EXERCISE:
Reproduce nothing but the lines from the start of the material through the line that includes "import plotly.graph_objects as go", both ends included, and omit every picture.
--- start of INFORMATION SUPPLIED ---
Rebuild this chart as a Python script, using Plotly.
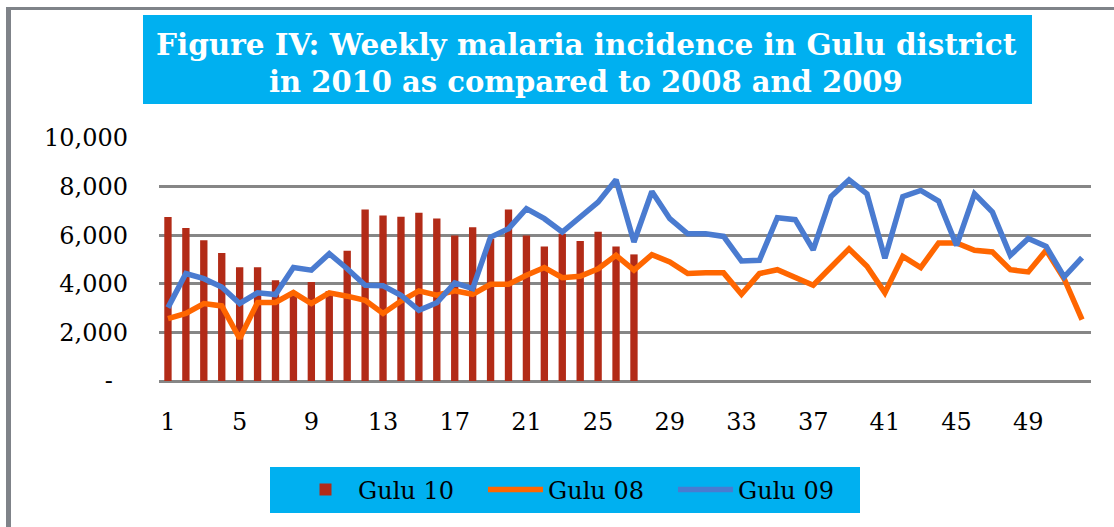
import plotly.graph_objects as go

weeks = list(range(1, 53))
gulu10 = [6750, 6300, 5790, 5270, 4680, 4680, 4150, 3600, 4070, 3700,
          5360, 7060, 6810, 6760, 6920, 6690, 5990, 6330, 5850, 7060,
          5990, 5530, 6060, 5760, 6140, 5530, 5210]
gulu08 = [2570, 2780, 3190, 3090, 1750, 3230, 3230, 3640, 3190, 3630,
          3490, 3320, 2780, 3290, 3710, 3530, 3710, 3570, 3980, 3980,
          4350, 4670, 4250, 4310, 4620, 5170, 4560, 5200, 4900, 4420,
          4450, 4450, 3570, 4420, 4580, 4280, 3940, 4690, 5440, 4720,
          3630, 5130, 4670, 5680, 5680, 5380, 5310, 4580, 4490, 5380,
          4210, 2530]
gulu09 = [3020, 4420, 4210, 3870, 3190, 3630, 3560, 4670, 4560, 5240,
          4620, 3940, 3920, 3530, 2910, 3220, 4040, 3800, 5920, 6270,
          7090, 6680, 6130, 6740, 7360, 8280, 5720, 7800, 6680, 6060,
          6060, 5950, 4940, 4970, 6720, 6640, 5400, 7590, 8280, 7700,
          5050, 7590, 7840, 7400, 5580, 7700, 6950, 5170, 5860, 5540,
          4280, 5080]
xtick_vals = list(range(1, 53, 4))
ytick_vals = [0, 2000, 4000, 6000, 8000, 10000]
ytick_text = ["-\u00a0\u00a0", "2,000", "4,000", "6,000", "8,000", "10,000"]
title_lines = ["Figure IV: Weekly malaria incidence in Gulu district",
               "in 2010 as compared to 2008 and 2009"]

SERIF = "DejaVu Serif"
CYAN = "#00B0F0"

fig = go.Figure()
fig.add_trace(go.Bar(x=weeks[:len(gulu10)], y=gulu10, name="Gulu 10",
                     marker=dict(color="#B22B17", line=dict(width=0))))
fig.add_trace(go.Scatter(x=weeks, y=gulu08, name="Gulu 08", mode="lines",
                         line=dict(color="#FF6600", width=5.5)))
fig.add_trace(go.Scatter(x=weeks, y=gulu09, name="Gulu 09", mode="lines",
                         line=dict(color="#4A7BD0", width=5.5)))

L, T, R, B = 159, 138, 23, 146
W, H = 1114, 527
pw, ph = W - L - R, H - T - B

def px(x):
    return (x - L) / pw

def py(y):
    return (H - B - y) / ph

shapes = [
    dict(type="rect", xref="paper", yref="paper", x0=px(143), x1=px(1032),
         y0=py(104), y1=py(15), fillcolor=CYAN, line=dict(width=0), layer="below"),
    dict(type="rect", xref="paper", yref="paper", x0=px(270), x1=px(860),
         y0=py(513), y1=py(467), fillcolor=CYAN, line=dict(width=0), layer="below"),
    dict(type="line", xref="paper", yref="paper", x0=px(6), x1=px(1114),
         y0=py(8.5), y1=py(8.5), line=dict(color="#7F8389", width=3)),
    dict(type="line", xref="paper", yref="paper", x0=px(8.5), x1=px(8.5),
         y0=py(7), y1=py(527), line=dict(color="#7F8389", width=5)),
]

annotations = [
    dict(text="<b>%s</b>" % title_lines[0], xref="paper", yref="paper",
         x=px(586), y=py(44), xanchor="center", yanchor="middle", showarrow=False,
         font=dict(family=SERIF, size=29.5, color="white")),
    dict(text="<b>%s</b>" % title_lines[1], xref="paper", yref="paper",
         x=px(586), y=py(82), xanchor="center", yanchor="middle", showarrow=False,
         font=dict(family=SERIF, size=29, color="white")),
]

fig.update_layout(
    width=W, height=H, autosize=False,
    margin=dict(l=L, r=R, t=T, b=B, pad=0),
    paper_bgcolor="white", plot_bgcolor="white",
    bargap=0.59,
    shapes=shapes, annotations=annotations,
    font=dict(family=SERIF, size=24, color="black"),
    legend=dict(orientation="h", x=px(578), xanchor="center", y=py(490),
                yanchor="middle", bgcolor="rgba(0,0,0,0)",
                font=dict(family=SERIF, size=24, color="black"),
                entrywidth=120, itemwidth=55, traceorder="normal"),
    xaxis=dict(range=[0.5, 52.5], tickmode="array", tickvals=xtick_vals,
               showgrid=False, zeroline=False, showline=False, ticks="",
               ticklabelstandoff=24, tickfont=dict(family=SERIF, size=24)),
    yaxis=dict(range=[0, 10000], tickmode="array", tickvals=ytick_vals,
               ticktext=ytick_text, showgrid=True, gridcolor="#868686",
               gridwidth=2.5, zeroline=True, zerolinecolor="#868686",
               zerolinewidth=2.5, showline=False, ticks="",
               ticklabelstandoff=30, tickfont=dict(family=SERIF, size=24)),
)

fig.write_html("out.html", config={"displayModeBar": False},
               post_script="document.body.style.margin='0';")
--- end of INFORMATION SUPPLIED ---
ANSWER TO THE EXERCISE:
Rebuild this chart as a Python script, using Plotly.
import plotly.graph_objects as go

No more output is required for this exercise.